▶ **Task prompt**:
Leave out the pictures and copy everything else below exactly.

=-=-=-=-=

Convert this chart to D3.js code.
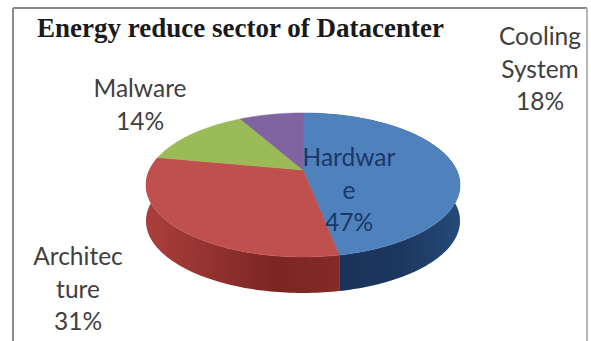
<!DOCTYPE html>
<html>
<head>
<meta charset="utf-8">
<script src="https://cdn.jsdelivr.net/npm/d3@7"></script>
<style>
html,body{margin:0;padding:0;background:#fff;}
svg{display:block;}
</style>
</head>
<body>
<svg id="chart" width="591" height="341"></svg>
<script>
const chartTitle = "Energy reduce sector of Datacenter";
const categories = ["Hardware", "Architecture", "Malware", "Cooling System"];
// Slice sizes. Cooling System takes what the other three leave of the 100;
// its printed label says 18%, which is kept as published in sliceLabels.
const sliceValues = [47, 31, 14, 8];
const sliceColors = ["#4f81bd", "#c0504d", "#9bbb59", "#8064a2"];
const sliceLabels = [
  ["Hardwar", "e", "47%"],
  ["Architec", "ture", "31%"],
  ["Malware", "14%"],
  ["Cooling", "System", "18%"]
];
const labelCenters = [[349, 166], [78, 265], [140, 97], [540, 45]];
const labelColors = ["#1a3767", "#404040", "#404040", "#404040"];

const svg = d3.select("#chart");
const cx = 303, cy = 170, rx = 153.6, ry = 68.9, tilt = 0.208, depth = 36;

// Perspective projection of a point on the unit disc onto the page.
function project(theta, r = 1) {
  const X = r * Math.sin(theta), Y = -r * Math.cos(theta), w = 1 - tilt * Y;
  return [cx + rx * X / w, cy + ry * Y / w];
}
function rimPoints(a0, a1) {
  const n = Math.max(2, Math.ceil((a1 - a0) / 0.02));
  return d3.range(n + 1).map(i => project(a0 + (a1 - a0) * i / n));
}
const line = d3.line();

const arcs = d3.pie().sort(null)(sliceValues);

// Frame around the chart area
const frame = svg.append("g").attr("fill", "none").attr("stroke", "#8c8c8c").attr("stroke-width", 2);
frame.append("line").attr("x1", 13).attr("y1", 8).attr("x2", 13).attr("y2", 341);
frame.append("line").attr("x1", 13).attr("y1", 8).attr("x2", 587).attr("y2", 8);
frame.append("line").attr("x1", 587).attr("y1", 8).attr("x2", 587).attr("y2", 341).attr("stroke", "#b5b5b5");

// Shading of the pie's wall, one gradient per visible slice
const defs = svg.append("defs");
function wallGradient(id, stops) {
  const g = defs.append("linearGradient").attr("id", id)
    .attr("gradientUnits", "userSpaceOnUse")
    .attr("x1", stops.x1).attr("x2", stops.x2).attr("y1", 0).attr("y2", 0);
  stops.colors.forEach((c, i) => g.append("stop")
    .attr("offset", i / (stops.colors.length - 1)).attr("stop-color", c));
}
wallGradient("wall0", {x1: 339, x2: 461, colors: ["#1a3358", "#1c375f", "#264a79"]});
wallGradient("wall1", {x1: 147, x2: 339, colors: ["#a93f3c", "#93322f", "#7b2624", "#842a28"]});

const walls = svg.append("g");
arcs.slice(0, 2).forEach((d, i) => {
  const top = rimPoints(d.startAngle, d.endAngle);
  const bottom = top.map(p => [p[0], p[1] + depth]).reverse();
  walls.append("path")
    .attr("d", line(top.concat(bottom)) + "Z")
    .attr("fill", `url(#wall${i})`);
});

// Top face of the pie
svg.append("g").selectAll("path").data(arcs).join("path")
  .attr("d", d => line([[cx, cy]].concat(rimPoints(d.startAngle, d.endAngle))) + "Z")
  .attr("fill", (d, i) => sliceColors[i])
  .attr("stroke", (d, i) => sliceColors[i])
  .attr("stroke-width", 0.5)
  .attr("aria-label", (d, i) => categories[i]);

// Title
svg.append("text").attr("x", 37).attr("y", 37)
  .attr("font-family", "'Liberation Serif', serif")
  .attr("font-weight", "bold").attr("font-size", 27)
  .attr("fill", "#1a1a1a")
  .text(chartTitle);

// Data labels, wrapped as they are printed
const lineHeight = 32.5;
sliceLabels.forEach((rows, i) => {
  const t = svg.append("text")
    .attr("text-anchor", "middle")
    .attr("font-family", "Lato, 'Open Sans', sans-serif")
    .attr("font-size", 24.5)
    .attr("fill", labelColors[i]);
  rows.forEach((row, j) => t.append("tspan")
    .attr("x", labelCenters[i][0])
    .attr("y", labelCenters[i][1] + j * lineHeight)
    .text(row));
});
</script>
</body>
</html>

=-=-=-=-=

▶ **Right answer**:
Convert this chart to D3.js code.
<!DOCTYPE html>
<html>
<head>
<meta charset="utf-8">
<script src="https://cdn.jsdelivr.net/npm/d3@7"></script>
<style>
html,body{margin:0;padding:0;background:#fff;}
svg{display:block;}
</style>
</head>
<body>
<svg id="chart" width="591" height="341"></svg>
<script>
const chartTitle = "Energy reduce sector of Datacenter";
const categories = ["Hardware", "Architecture", "Malware", "Cooling System"];
// Slice sizes. Cooling System takes what the other three leave of the 100;
// its printed label says 18%, which is kept as published in sliceLabels.
const sliceValues = [47, 31, 14, 8];
const sliceColors = ["#4f81bd", "#c0504d", "#9bbb59", "#8064a2"];
const sliceLabels = [
  ["Hardwar", "e", "47%"],
  ["Architec", "ture", "31%"],
  ["Malware", "14%"],
  ["Cooling", "System", "18%"]
];
const labelCenters = [[349, 166], [78, 265], [140, 97], [540, 45]];
const labelColors = ["#1a3767", "#404040", "#404040", "#404040"];

const svg = d3.select("#chart");
const cx = 303, cy = 170, rx = 153.6, ry = 68.9, tilt = 0.208, depth = 36;

// Perspective projection of a point on the unit disc onto the page.
function project(theta, r = 1) {
  const X = r * Math.sin(theta), Y = -r * Math.cos(theta), w = 1 - tilt * Y;
  return [cx + rx * X / w, cy + ry * Y / w];
}
function rimPoints(a0, a1) {
  const n = Math.max(2, Math.ceil((a1 - a0) / 0.02));
  return d3.range(n + 1).map(i => project(a0 + (a1 - a0) * i / n));
}
const line = d3.line();

const arcs = d3.pie().sort(null)(sliceValues);

// Frame around the chart area
const frame = svg.append("g").attr("fill", "none").attr("stroke", "#8c8c8c").attr("stroke-width", 2);
frame.append("line").attr("x1", 13).attr("y1", 8).attr("x2", 13).attr("y2", 341);
frame.append("line").attr("x1", 13).attr("y1", 8).attr("x2", 587).attr("y2", 8);
frame.append("line").attr("x1", 587).attr("y1", 8).attr("x2", 587).attr("y2", 341).attr("stroke", "#b5b5b5");

// Shading of the pie's wall, one gradient per visible slice
const defs = svg.append("defs");
function wallGradient(id, stops) {
  const g = defs.append("linearGradient").attr("id", id)
    .attr("gradientUnits", "userSpaceOnUse")
    .attr("x1", stops.x1).attr("x2", stops.x2).attr("y1", 0).attr("y2", 0);
  stops.colors.forEach((c, i) => g.append("stop")
    .attr("offset", i / (stops.colors.length - 1)).attr("stop-color", c));
}
wallGradient("wall0", {x1: 339, x2: 461, colors: ["#1a3358", "#1c375f", "#264a79"]});
wallGradient("wall1", {x1: 147, x2: 339, colors: ["#a93f3c", "#93322f", "#7b2624", "#842a28"]});

const walls = svg.append("g");
arcs.slice(0, 2).forEach((d, i) => {
  const top = rimPoints(d.startAngle, d.endAngle);
  const bottom = top.map(p => [p[0], p[1] + depth]).reverse();
  walls.append("path")
    .attr("d", line(top.concat(bottom)) + "Z")
    .attr("fill", `url(#wall${i})`);
});

// Top face of the pie
svg.append("g").selectAll("path").data(arcs).join("path")
  .attr("d", d => line([[cx, cy]].concat(rimPoints(d.startAngle, d.endAngle))) + "Z")
  .attr("fill", (d, i) => sliceColors[i])
  .attr("stroke", (d, i) => sliceColors[i])
  .attr("stroke-width", 0.5)
  .attr("aria-label", (d, i) => categories[i]);

// Title
svg.append("text").attr("x", 37).attr("y", 37)
  .attr("font-family", "'Liberation Serif', serif")
  .attr("font-weight", "bold").attr("font-size", 27)
  .attr("fill", "#1a1a1a")
  .text(chartTitle);

// Data labels, wrapped as they are printed
const lineHeight = 32.5;
sliceLabels.forEach((rows, i) => {
  const t = svg.append("text")
    .attr("text-anchor", "middle")
    .attr("font-family", "Lato, 'Open Sans', sans-serif")
    .attr("font-size", 24.5)
    .attr("fill", labelColors[i]);
  rows.forEach((row, j) => t.append("tspan")
    .attr("x", labelCenters[i][0])
    .attr("y", labelCenters[i][1] + j * lineHeight)
    .text(row));
});
</script>
</body>
</html>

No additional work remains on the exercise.